-- Set task --
Look through the lines of the material and count those containing "this". Give that count alone.

-- Material --
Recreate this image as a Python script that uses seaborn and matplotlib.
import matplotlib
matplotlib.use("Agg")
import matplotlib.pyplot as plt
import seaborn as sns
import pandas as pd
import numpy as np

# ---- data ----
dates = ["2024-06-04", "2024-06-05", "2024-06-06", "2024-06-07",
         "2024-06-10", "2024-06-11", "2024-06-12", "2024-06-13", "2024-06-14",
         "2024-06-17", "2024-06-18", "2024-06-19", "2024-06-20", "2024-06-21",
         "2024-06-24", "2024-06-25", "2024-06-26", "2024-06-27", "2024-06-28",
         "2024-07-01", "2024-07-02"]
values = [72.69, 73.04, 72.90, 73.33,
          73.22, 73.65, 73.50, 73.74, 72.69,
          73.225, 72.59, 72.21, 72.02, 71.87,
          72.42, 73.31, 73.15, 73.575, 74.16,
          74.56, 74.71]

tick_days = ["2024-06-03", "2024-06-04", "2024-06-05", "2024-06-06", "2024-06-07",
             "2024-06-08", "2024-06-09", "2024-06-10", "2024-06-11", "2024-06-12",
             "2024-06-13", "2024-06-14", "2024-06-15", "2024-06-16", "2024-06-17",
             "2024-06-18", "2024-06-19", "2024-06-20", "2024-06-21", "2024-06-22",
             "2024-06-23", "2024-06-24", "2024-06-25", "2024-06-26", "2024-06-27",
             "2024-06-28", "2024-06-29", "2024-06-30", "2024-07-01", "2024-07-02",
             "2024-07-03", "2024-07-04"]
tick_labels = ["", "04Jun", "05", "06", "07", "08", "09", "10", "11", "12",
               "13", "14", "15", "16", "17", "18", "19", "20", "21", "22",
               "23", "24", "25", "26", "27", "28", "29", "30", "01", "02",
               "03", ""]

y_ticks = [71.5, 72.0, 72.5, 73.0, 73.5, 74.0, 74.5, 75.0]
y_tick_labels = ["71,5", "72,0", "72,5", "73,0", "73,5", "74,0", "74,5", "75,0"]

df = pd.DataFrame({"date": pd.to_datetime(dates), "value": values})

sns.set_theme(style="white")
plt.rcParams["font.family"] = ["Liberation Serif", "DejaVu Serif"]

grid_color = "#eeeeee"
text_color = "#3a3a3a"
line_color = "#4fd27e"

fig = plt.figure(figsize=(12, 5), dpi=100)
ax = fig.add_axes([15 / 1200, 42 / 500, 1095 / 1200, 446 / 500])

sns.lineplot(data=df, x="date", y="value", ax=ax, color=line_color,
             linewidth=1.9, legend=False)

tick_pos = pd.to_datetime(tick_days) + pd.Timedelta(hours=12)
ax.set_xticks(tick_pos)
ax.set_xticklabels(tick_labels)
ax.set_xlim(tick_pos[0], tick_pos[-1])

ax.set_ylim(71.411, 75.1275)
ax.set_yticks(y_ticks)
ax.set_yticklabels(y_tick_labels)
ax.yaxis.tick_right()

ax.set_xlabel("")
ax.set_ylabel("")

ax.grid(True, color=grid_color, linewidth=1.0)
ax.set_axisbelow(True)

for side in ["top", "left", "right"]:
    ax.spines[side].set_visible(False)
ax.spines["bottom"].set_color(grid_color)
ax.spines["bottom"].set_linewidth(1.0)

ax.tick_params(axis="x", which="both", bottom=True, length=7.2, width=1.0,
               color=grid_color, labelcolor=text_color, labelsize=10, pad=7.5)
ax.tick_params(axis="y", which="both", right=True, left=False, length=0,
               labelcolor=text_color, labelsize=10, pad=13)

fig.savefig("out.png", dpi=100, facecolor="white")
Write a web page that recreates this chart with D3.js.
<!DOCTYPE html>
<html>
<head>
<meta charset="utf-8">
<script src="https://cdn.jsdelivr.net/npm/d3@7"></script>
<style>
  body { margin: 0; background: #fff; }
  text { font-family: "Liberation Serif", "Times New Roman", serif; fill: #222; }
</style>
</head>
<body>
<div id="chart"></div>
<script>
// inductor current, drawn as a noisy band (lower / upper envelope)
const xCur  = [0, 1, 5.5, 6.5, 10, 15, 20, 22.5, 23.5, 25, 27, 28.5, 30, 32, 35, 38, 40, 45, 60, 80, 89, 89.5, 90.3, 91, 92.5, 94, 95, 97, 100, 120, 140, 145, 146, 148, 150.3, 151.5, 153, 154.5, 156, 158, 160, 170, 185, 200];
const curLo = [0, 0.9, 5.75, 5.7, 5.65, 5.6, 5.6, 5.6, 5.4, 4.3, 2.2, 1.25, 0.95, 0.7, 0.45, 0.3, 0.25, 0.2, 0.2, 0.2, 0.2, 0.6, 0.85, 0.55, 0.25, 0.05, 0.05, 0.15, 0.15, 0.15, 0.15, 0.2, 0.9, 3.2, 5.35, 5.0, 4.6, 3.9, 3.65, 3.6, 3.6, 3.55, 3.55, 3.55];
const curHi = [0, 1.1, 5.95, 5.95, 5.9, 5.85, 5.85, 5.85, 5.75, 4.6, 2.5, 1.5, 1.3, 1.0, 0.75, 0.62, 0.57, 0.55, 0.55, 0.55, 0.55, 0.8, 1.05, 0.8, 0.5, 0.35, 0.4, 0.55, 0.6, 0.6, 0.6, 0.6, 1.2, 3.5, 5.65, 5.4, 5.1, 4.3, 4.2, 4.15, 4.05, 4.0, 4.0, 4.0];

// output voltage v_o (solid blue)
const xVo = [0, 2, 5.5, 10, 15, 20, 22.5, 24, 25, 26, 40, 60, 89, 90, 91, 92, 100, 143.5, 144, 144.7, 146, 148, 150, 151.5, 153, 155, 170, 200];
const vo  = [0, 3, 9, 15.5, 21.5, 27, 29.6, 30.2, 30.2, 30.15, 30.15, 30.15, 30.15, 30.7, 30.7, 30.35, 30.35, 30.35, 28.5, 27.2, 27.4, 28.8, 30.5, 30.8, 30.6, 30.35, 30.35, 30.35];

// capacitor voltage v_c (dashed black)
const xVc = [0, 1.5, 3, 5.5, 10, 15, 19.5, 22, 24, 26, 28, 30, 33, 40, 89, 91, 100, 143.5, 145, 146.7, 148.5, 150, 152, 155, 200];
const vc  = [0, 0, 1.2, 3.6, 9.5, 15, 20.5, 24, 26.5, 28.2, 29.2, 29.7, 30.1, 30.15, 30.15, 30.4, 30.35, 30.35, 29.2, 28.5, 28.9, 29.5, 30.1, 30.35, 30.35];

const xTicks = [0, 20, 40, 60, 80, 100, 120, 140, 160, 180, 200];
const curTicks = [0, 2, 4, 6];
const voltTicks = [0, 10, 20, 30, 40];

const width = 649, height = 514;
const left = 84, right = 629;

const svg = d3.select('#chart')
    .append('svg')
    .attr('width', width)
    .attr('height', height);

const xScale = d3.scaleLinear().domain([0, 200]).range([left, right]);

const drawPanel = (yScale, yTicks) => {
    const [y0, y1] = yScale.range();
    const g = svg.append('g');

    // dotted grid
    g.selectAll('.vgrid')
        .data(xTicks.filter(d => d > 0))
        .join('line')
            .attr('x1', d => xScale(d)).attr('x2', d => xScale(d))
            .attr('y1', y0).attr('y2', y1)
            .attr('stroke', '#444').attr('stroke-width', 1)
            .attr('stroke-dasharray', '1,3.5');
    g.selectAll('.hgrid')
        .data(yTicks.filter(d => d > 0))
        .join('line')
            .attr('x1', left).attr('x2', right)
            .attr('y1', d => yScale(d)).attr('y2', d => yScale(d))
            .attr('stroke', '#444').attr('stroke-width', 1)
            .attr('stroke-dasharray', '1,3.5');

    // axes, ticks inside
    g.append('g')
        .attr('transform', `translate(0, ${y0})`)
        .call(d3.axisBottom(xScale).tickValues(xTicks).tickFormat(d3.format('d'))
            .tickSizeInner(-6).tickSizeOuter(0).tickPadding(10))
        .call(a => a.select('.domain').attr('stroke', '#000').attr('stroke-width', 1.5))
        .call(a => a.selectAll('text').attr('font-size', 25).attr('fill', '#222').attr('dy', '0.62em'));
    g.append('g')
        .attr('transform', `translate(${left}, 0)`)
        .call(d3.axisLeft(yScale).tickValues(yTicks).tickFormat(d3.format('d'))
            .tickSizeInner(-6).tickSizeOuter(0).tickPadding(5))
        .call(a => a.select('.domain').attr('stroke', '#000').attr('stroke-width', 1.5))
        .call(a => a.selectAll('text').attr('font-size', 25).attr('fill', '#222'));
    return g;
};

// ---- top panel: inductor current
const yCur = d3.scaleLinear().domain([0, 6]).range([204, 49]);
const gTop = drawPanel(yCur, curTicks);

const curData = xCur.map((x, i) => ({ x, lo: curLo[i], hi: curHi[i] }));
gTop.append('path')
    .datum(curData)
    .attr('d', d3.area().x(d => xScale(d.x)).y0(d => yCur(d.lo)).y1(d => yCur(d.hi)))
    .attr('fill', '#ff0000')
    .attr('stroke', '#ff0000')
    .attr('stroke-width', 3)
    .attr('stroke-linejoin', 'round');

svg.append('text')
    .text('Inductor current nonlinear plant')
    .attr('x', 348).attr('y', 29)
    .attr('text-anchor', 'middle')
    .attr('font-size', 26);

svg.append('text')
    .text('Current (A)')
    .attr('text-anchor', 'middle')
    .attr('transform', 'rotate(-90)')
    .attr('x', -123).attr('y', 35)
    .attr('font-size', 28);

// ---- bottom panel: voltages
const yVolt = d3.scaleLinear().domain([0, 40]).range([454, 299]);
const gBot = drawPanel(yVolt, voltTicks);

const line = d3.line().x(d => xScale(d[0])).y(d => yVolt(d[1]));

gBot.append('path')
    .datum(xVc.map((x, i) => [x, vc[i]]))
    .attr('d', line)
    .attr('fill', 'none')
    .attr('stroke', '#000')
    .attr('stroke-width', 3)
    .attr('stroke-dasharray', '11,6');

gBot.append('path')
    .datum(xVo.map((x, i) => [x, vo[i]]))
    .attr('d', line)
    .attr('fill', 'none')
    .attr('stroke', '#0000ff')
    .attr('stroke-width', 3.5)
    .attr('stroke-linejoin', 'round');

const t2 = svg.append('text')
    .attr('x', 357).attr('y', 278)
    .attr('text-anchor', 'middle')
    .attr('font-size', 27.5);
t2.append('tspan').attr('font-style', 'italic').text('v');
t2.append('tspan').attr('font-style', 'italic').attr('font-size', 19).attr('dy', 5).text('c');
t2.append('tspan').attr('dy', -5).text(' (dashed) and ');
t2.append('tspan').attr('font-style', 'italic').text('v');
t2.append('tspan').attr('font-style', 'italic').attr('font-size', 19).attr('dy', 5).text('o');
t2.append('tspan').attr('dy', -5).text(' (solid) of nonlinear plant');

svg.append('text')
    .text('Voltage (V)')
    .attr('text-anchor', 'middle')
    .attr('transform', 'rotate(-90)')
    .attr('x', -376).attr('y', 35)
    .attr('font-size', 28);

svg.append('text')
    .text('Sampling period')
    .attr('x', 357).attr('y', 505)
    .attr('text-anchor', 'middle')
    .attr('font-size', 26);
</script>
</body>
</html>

-- Output --
2